It started with what seemed like a simple question posted on social media.
“When you’re finished eating at a fast food restaurant, do you throw away your own trash, or do you leave everything on the table?”
Within hours, thousands of people had joined the conversation.
Some couldn’t believe the question was even being asked.
“Of course you clean up after yourself,” one person wrote. “It’s called having manners.”
Others strongly disagreed.
“I paid for my meal,” another commented. “Cleaning tables is part of the employees’ job.”
Before long, the discussion had turned into one of the biggest online debates of the week. Families argued around dinner tables, coworkers debated during lunch breaks, and people from different countries discovered that what seemed obvious in one place was completely different somewhere else.
The surprising part wasn’t that people had different opinions.
It was how passionately they defended them.
For many people, cleaning up after eating has nothing to do with restaurant policies.
It’s simply how they were raised.
Parents often teach children from an early age to throw away wrappers, stack trays, wipe up obvious spills, and leave public spaces as clean as they found them. Those habits become second nature. Years later, they don’t even think about it—they automatically gather their trash before walking away.
Others grew up with different expectations.
In many places, restaurant employees routinely clear every table after customers leave. Some people believe that because cleaning is included in the restaurant’s operating costs, customers should simply enjoy their meal and allow staff to perform the work they were hired to do.
Neither viewpoint is entirely unreasonable.
Most fast food restaurants do assign employees to clean dining rooms. Staff members wipe tables, sanitize surfaces, sweep floors, empty trash bins, and prepare seating areas for the next customers.
Even when everyone throws away their own trash, employees still need to clean the tables for health and safety reasons.
But that doesn’t mean customer behavior has no impact.

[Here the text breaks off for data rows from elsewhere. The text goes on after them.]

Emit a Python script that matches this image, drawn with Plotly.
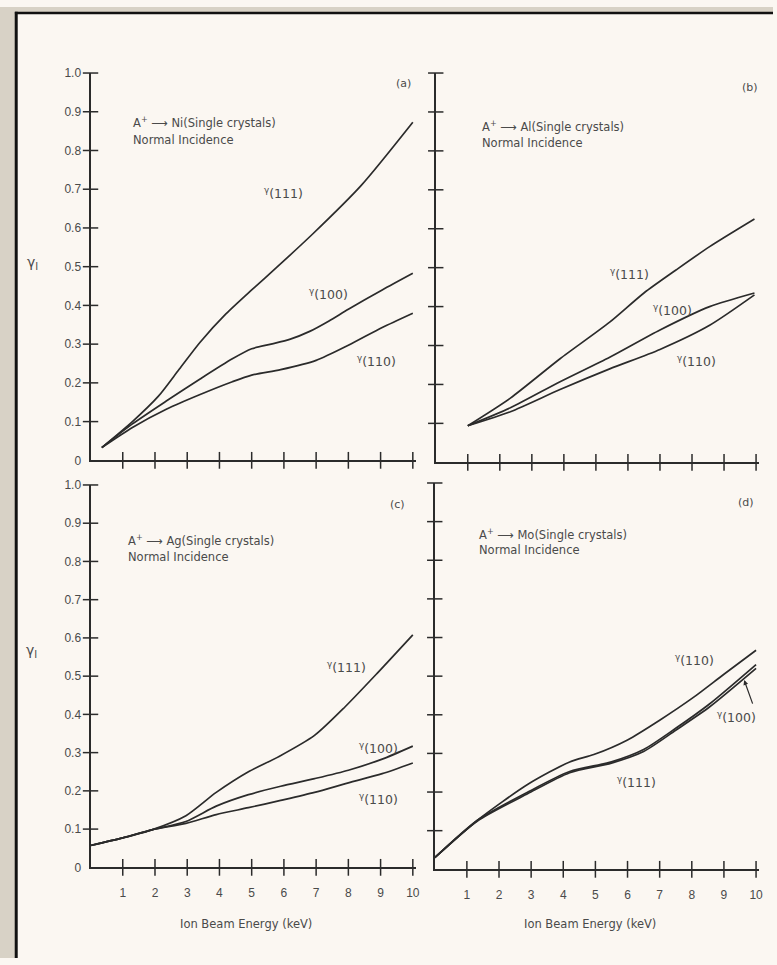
import plotly.graph_objects as go

W, H = 777, 965

# ---------------- data ----------------
energy_ticks = [1, 2, 3, 4, 5, 6, 7, 8, 9, 10]
energy_tick_labels = ["1", "2", "3", "4", "5", "6", "7", "8", "9", "10"]
gamma_ticks = [0.0, 0.1, 0.2, 0.3, 0.4, 0.5, 0.6, 0.7, 0.8, 0.9, 1.0]
gamma_tick_labels = ["0", "0.1", "0.2", "0.3", "0.4", "0.5", "0.6", "0.7", "0.8", "0.9", "1.0"]

# (a) A+ -> Ni
ni_e111 = [0.35, 1.3, 2.1, 2.75, 3.4, 4.2, 5.0, 5.8, 6.9, 8.4, 10.0]
ni_g111 = [0.033, 0.10, 0.165, 0.235, 0.305, 0.378, 0.44, 0.50, 0.585, 0.71, 0.873]
ni_e100 = [0.35, 1.3, 2.35, 3.4, 4.4, 5.0, 5.6, 6.2, 6.8, 7.4, 8.0, 9.05, 10.0]
ni_g100 = [0.033, 0.094, 0.153, 0.21, 0.262, 0.288, 0.30, 0.313, 0.333, 0.36, 0.39, 0.44, 0.483]
ni_e110 = [0.35, 1.3, 2.35, 3.4, 4.4, 5.0, 5.9, 7.0, 8.0, 9.05, 10.0]
ni_g110 = [0.033, 0.085, 0.132, 0.17, 0.203, 0.22, 0.234, 0.258, 0.297, 0.343, 0.38]

# (b) A+ -> Al
al_e111 = [1.0, 2.33, 3.88, 5.43, 6.5, 7.5, 8.55, 9.95]
al_g111 = [0.094, 0.165, 0.266, 0.36, 0.435, 0.494, 0.554, 0.625]
al_e100 = [1.0, 2.33, 3.88, 5.43, 7.0, 8.55, 9.95]
al_g100 = [0.094, 0.14, 0.207, 0.27, 0.34, 0.40, 0.435]
al_e110 = [1.0, 2.33, 3.88, 5.43, 7.0, 8.55, 9.95]
al_g110 = [0.094, 0.13, 0.187, 0.24, 0.29, 0.352, 0.43]

# (c) A+ -> Ag
ag_e111 = [0.0, 1.0, 1.9, 2.96, 3.9, 4.9, 5.85, 6.95, 7.9, 8.9, 10.0]
ag_g111 = [0.057, 0.077, 0.098, 0.135, 0.196, 0.25, 0.29, 0.345, 0.42, 0.508, 0.608]
ag_e100 = [0.0, 1.0, 1.9, 2.96, 3.9, 4.9, 5.9, 6.95, 8.0, 9.05, 10.0]
ag_g100 = [0.057, 0.077, 0.098, 0.12, 0.16, 0.19, 0.212, 0.232, 0.254, 0.283, 0.317]
ag_e110 = [0.0, 1.0, 1.9, 2.96, 3.9, 4.9, 5.9, 6.95, 8.0, 9.05, 10.0]
ag_g110 = [0.057, 0.077, 0.098, 0.115, 0.138, 0.156, 0.175, 0.196, 0.221, 0.245, 0.273]

# (d) A+ -> Mo
mo_e110 = [0.0, 1.33, 2.9, 4.2, 4.95, 6.0, 7.0, 8.05, 9.0, 10.0]
mo_g110 = [0.03, 0.127, 0.22, 0.278, 0.297, 0.335, 0.386, 0.445, 0.505, 0.567]
mo_e100 = [0.0, 1.33, 2.9, 4.2, 5.5, 6.5, 7.5, 8.55, 10.0]
mo_g100 = [0.03, 0.127, 0.20, 0.253, 0.278, 0.31, 0.365, 0.428, 0.53]
mo_e111 = [0.0, 1.33, 2.9, 4.2, 5.5, 6.5, 7.5, 8.55, 10.0]
mo_g111 = [0.03, 0.125, 0.196, 0.25, 0.275, 0.305, 0.36, 0.42, 0.52]

# ---------------- styling ----------------
PAGE = "#fbf7f2"
EDGE = "#d8d2c6"
INK = "#2b2b2b"
TXT = "#4a4a4a"
NUM_FONT = "Liberation Sans"
TEXT_FONT = "DejaVu Sans"


def fx(p):
    return p / W


def fy(p):
    return 1 - p / H


# panel frames in pixels: (x of E=0, x end, y of gamma=0, y of gamma=1)
panels = {
    "": (91, 418.2, 460, 67),
    "2": (438, 763.2, 462, 67),
    "3": (91, 418.2, 873, 485),
    "4": (437, 763.2, 875, 483),
}

series = {
    "": [(ni_e111, ni_g111), (ni_e100, ni_g100), (ni_e110, ni_g110)],
    "2": [(al_e111, al_g111), (al_e100, al_g100), (al_e110, al_g110)],
    "3": [(ag_e111, ag_g111), (ag_e100, ag_g100), (ag_e110, ag_g110)],
    "4": [(mo_e110, mo_g110), (mo_e100, mo_g100), (mo_e111, mo_g111)],
}

fig = go.Figure()
layout = dict(
    width=W, height=H,
    margin=dict(l=0, r=0, t=0, b=0),
    paper_bgcolor=PAGE, plot_bgcolor="rgba(0,0,0,0)",
    showlegend=False,
    font=dict(family=TEXT_FONT, color=TXT, size=12),
)

for key, (x0, x1, y0, y1) in panels.items():
    xa, ya = "x" + key, "y" + key
    show_x_labels = key in ("3", "4")
    show_y_labels = key in ("", "3")
    layout["xaxis" + key] = dict(
        domain=[fx(x0), fx(x1)], range=[0, 10.1], anchor=ya,
        showline=True, linecolor=INK, linewidth=2, showgrid=False, zeroline=False,
        ticks="", tickvals=energy_ticks, ticktext=energy_tick_labels,
        showticklabels=show_x_labels, ticklabelstandoff=13,
        tickfont=dict(family=NUM_FONT, size=12, color=TXT), fixedrange=True,
    )
    layout["yaxis" + key] = dict(
        domain=[fy(y0), fy(y1)], range=[0, 1.0], anchor=xa,
        showline=True, linecolor=INK, linewidth=2, showgrid=False, zeroline=False,
        ticks="", tickvals=gamma_ticks, ticktext=gamma_tick_labels,
        showticklabels=show_y_labels, ticklabelstandoff=5,
        tickfont=dict(family=NUM_FONT, size=12, color=TXT), fixedrange=True,
    )
    # crossing tick marks on both axes
    fig.add_trace(go.Scatter(
        x=energy_ticks, y=[0] * len(energy_ticks), xaxis=xa, yaxis=ya,
        mode="markers", cliponaxis=False, hoverinfo="skip",
        marker=dict(symbol="line-ns", size=12, line=dict(width=1.5, color=INK)),
    ))
    fig.add_trace(go.Scatter(
        x=[0] * (len(gamma_ticks) - 1), y=gamma_ticks[1:], xaxis=xa, yaxis=ya,
        mode="markers", cliponaxis=False, hoverinfo="skip",
        marker=dict(symbol="line-ew", size=11, line=dict(width=1.5, color=INK)),
    ))
    for e, g in series[key]:
        fig.add_trace(go.Scatter(
            x=e, y=g, xaxis=xa, yaxis=ya, mode="lines", cliponaxis=False,
            line=dict(shape="spline", smoothing=0.7, color=INK, width=1.7),
        ))

fig.update_layout(**layout)

# page edge and frame lines
shapes = [
    dict(type="rect", xref="paper", yref="paper", x0=0, x1=fx(15), y0=0, y1=1,
         fillcolor=EDGE, line=dict(width=0), layer="below"),
    dict(type="rect", xref="paper", yref="paper", x0=0, x1=1, y0=fy(5), y1=1,
         fillcolor=EDGE, line=dict(width=0), layer="below"),
    dict(type="line", xref="paper", yref="paper", x0=fx(16.3), x1=fx(16.3), y0=0, y1=fy(4.8),
         line=dict(color="#111", width=3)),
    dict(type="line", xref="paper", yref="paper", x0=fx(15), x1=1, y0=fy(6.2), y1=fy(6.2),
         line=dict(color="#111", width=2.5)),
]
fig.update_layout(shapes=shapes)


def note(text, x, y, size=12, xanchor="center", yanchor="middle"):
    return dict(text=text, x=fx(x), y=fy(y), xref="paper", yref="paper",
                showarrow=False, xanchor=xanchor, yanchor=yanchor,
                font=dict(family=TEXT_FONT, size=size, color=TXT))


g111 = "<sup>γ</sup>(111)"
g100 = "<sup>γ</sup>(100)"
g110 = "<sup>γ</sup>(110)"
LBL = 12.5
HEAD = 11.5

annotations = [
    # panel tags
    note("(a)", 406, 78, 11), note("(b)", 754, 82, 11),
    note("(c)", 400, 505, 11), note("(d)", 750, 503, 11),
    # headings
    note("A<sup>+</sup> ⟶ Ni(Single crystals)", 132, 117, HEAD, xanchor="left"),
    note("Normal Incidence", 132, 135, HEAD, xanchor="left"),
    note("A<sup>+</sup> ⟶ Al(Single crystals)", 482, 121, HEAD, xanchor="left"),
    note("Normal Incidence", 482, 138, HEAD, xanchor="left"),
    note("A<sup>+</sup> ⟶ Ag(Single crystals)", 127, 541, HEAD, xanchor="left"),
    note("Normal Incidence", 127, 558, HEAD, xanchor="left"),
    note("A<sup>+</sup> ⟶ Mo(Single crystals)", 479, 535, HEAD, xanchor="left"),
    note("Normal Incidence", 479, 551, HEAD, xanchor="left"),
    # y titles
    note("γ<sub>I</sub>", 33, 260, 14), note("γ<sub>I</sub>", 32, 653, 14),
    # x titles
    note("Ion Beam Energy (keV)", 247, 930, 11.5), note("Ion Beam Energy (keV)", 593, 930, 11.5),
    # curve labels
    note(g111, 285, 189, LBL), note(g100, 330, 291, LBL), note(g110, 378, 359, LBL),
    note(g111, 633, 271, LBL), note(g100, 676, 307, LBL), note(g110, 700, 359, LBL),
    note(g111, 348, 670, LBL), note(g100, 380, 752, LBL), note(g110, 380, 804, LBL),
    note(g110, 698, 663, LBL), note(g100, 740, 720, LBL), note(g111, 640, 786, LBL),
    # pointer to the (100) curve in (d)
    dict(x=fx(748), y=fy(683), xref="paper", yref="paper", text="", showarrow=True,
         ax=9, ay=25, arrowhead=2, arrowsize=0.8, arrowwidth=1.2, arrowcolor=INK),
]
fig.update_layout(annotations=annotations)

fig.write_html("out.html")
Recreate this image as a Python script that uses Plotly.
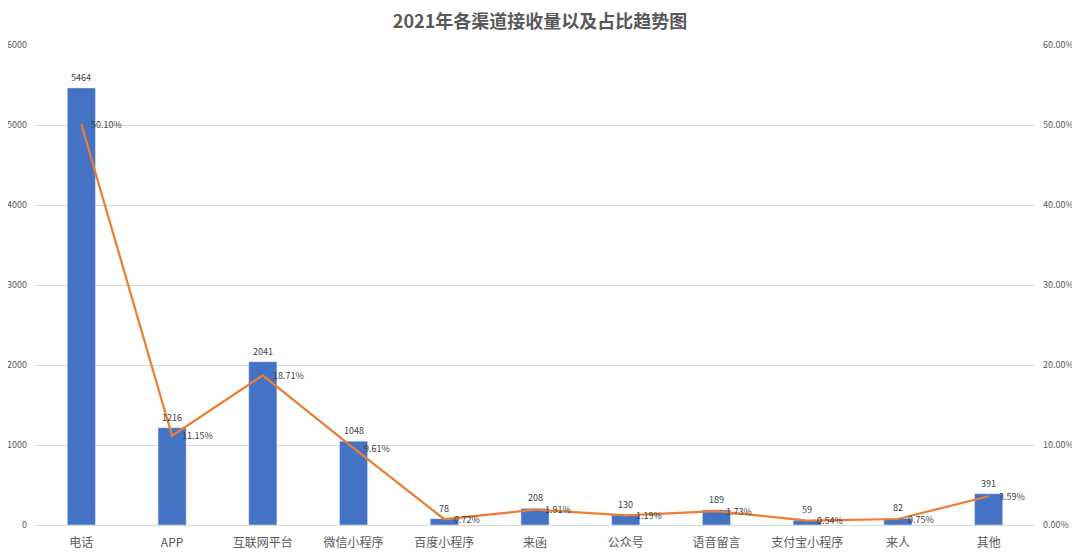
import plotly.graph_objects as go

categories = ["电话", "APP", "互联网平台", "微信小程序", "百度小程序", "来函", "公众号", "语音留言", "支付宝小程序", "来人", "其他"]
counts = [5464, 1216, 2041, 1048, 78, 208, 130, 189, 59, 82, 391]
shares = [0.5010, 0.1115, 0.1871, 0.0961, 0.0072, 0.0191, 0.0119, 0.0173, 0.0054, 0.0075, 0.0359]
share_labels = ["50.10%", "11.15%", "18.71%", "9.61%", "0.72%", "1.91%", "1.19%", "1.73%", "0.54%", "0.75%", "3.59%"]

font_family = "Noto Sans CJK SC, Noto Sans, sans-serif"
gray = "#595959"
label_color = "#404040"

fig = go.Figure()
fig.add_trace(go.Bar(
    x=categories, y=counts, marker_color="#4472C4", width=0.31, yaxis="y",
))
fig.add_trace(go.Scatter(
    x=categories, y=shares, mode="lines", yaxis="y2",
    line=dict(color="#ED7D31", width=2.25),
))

annotations = []
for c, v in zip(categories, counts):
    annotations.append(dict(x=c, y=v, xref="x", yref="y", text=str(v), showarrow=False,
                            xanchor="center", yanchor="bottom", yshift=2,
                            font=dict(size=9, color=label_color)))
for c, s, t in zip(categories, shares, share_labels):
    annotations.append(dict(x=c, y=s, xref="x", yref="y2", text=t, showarrow=False,
                            xanchor="left", yanchor="middle", xshift=8,
                            font=dict(size=9, color=label_color)))

fig.update_layout(
    width=1080, height=557,
    margin=dict(l=28, r=54, t=37, b=40, autoexpand=False),
    paper_bgcolor="white", plot_bgcolor="white",
    showlegend=False,
    font=dict(family=font_family, color=gray),
    title=dict(text="<b>2021年各渠道接收量以及占比趋势图</b>", x=0.4926, xanchor="center",
               xref="container", y=0.975, yanchor="middle", font=dict(size=18, color=gray)),
    xaxis=dict(tickfont=dict(size=12, color=gray), showline=True, linecolor="#d9d9d9",
               ticks="", showgrid=False, automargin=False, ticklabelstandoff=7),
    yaxis=dict(range=[0, 6000], dtick=1000, tickfont=dict(size=9, color=gray),
               showgrid=True, gridcolor="#d9d9d9", zeroline=False, ticks="",
               ticklabelstandoff=8, automargin=False),
    yaxis2=dict(range=[0, 0.6], dtick=0.1, tickformat=".2%", overlaying="y", side="right",
                tickfont=dict(size=9, color=gray), showgrid=False, zeroline=False,
                ticklabelstandoff=8, automargin=False),
    bargap=0.69,
    annotations=annotations,
)

fig.write_html("out.html")
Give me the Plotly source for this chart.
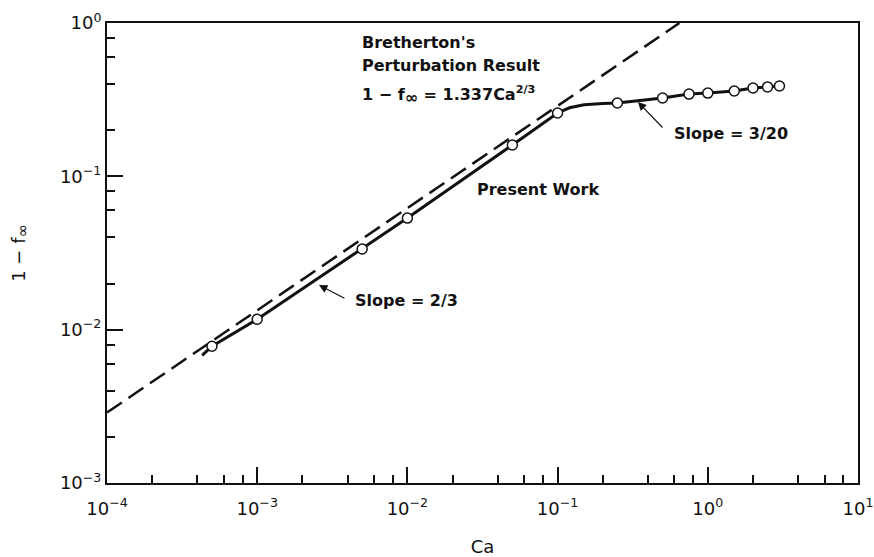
import plotly.graph_objects as go

# ---- data ----
marker_ca = [5e-4, 1e-3, 5e-3, 1e-2, 5e-2, 0.1, 0.25, 0.5, 0.75, 1.0, 1.5, 2.0, 2.5, 3.0]
marker_f = [0.0078, 0.0117, 0.0336, 0.0534, 0.160, 0.259, 0.301, 0.324, 0.344, 0.349, 0.360, 0.377, 0.383, 0.388]

curve_ca = [4.3e-4, 5e-4, 1e-3, 5e-3, 1e-2, 5e-2, 0.1, 0.12, 0.15, 0.2, 0.25, 0.5, 0.75, 1.0, 1.5, 2.0, 2.5, 3.0]
curve_f = [0.0068, 0.0078, 0.0117, 0.0336, 0.0534, 0.160, 0.259, 0.280, 0.293, 0.299, 0.301, 0.324, 0.344, 0.349, 0.360, 0.377, 0.383, 0.388]

bretherton_ca = [1e-4, 0.647]
bretherton_f = [0.00288, 1.0]

x_tickvals = [1e-4, 1e-3, 1e-2, 1e-1, 1e0, 1e1]
x_ticktext = ["10<sup>−4</sup>", "10<sup>−3</sup>", "10<sup>−2</sup>", "10<sup>−1</sup>", "10<sup>0</sup>", "10<sup>1</sup>"]
y_tickvals = [1e-3, 1e-2, 1e-1, 1e0]
y_ticktext = ["10<sup>−3</sup>", "10<sup>−2</sup>", "10<sup>−1</sup>", "10<sup>0</sup>"]
minor_mult = [2, 4, 6, 8]

x_minor = [m * d for d in [1e-4, 1e-3, 1e-2, 1e-1, 1e0] for m in minor_mult]
y_minor = [m * d for d in [1e-3, 1e-2, 1e-1] for m in minor_mult]

FONT = "DejaVu Sans"
BLACK = "#111111"
INF = '<span style="font-size:16px">∞</span>'

fig = go.Figure()
fig.add_trace(go.Scatter(x=bretherton_ca, y=bretherton_f, mode="lines",
                         line=dict(color=BLACK, width=2.5, dash="18px,8px"),
                         showlegend=False, hoverinfo="skip"))
fig.add_trace(go.Scatter(x=curve_ca, y=curve_f, mode="lines",
                         line=dict(color=BLACK, width=3),
                         showlegend=False, hoverinfo="skip"))
fig.add_trace(go.Scatter(x=marker_ca, y=marker_f, mode="markers",
                         marker=dict(size=10, color="white", line=dict(color=BLACK, width=1.5)),
                         showlegend=False))

axis_common = dict(
    type="log", showgrid=False, zeroline=False, showline=True, linecolor=BLACK,
    linewidth=2, mirror=True, ticks="inside", ticklen=16, tickwidth=2, tickcolor=BLACK,
    tickfont=dict(family=FONT, size=18, color=BLACK), automargin=False,
)

fig.update_layout(
    width=874, height=557,
    margin=dict(l=107, r=16, t=23, b=74),
    paper_bgcolor="white", plot_bgcolor="white",
    font=dict(family=FONT, color=BLACK),
    xaxis=dict(**axis_common, range=[-4, 1], tickmode="array", tickvals=x_tickvals, ticktext=x_ticktext,
               ticklabelstandoff=8,
               minor=dict(tickmode="array", tickvals=x_minor, ticks="inside", ticklen=8, tickwidth=1.5, tickcolor=BLACK),
               title=dict(text="Ca", font=dict(family=FONT, size=18, color=BLACK), standoff=26)),
    yaxis=dict(**axis_common, range=[-3, 0], tickmode="array", tickvals=y_tickvals, ticktext=y_ticktext,
               minor=dict(tickmode="array", tickvals=y_minor, ticks="inside", ticklen=8, tickwidth=1.5, tickcolor=BLACK),
               title=dict(text="1 − f<sub>" + INF + "</sub>", font=dict(family=FONT, size=18, color=BLACK), standoff=30)),
)

tfont = dict(family=FONT, size=16, color=BLACK, weight="bold")
texts = [
    ("Bretherton's", -2.316, -0.130),
    ("Perturbation Result", -2.316, -0.280),
    ("1 − f<sub>" + INF + "</sub> = 1.337Ca<sup>2/3</sup>", -2.316, -0.470),
    ("Present Work", -1.550, -1.089),
    ("Slope = 2/3", -2.362, -1.807),
    ("Slope = 3/20", -0.238, -0.718),
]
for t, x, y in texts:
    fig.add_annotation(text=t, x=x, y=y, xref="x", yref="y", xanchor="left", yanchor="middle",
                       showarrow=False, font=tfont)

for x, y, ax, ay in [(-2.589, -1.709, 27, 14), (-0.465, -0.515, 26, 27)]:
    fig.add_annotation(text="", x=x, y=y, xref="x", yref="y", ax=ax, ay=ay,
                       showarrow=True, arrowhead=2, arrowsize=1.4, arrowwidth=1.2, arrowcolor=BLACK)

fig.write_html("out.html")
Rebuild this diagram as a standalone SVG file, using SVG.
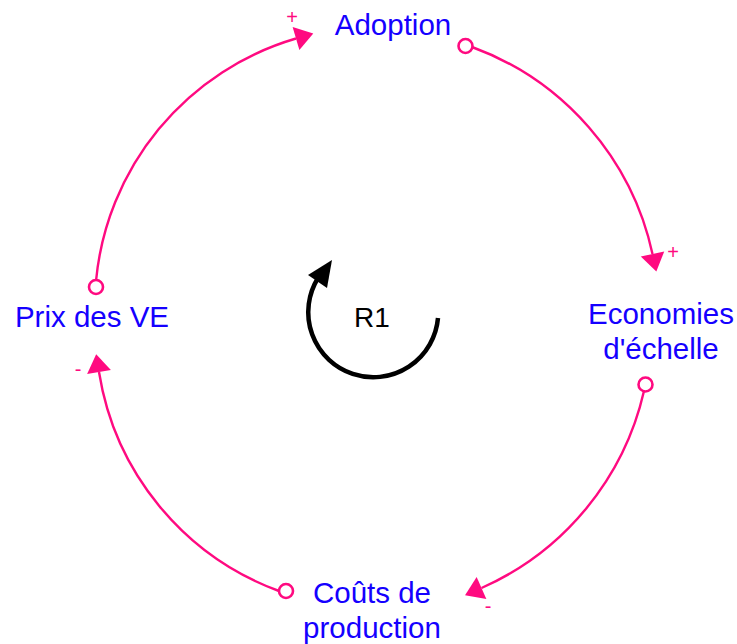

Imagine two families finishing lunch.
The first family gathers all the wrappers, stacks the trays neatly, pours leftover drinks into the proper container, throws everything into the trash, and checks the floor for anything their children accidentally dropped. The entire process takes less than a minute.
The second family leaves open ketchup packets, half-eaten food, napkins scattered everywhere, spilled soda on the floor, and several trays covering the table. The trash bin is only a few steps away, but they simply walk out.
Both tables will eventually be cleaned.
The difference lies in the amount of work required.
Restaurant employees frequently say they never expect perfection.
People accidentally spill drinks.
Children drop food.
Unexpected messes happen every day.
What many workers appreciate most is seeing customers make a genuine effort.
Former fast food employees often share stories about small acts of kindness they still remember years later.
One recalled an elderly couple who always stacked their trays carefully before leaving and thanked every employee individually.
Another remembered a father who handed his young daughter a few napkins and encouraged her to help wipe the table after she accidentally spilled her milk.
“It wasn’t about the mess,” the employee explained. “It was about teaching responsibility.”
Many workers say those small gestures brighten difficult shifts far more than customers realize.
Fast food restaurants can become incredibly busy.
During lunch and dinner rushes, employees often prepare food, serve customers, clean dining rooms, refill drinks, empty trash bins, restock supplies, and handle countless other responsibilities at the same time.
When customers leave tables reasonably organized, employees can spend more time helping other guests instead of cleaning unnecessary messes.
Some restaurant managers describe it as teamwork.
Employees provide food and service.
Customers help maintain shared spaces whenever possible.
Neither side carries the entire responsibility.
Different countries also approach this issue differently.
In Japan, customers often leave dining areas extremely clean because respect for shared public spaces is deeply rooted in the culture.
In many European countries, practices vary depending on the restaurant.
Some encourage customers to return trays.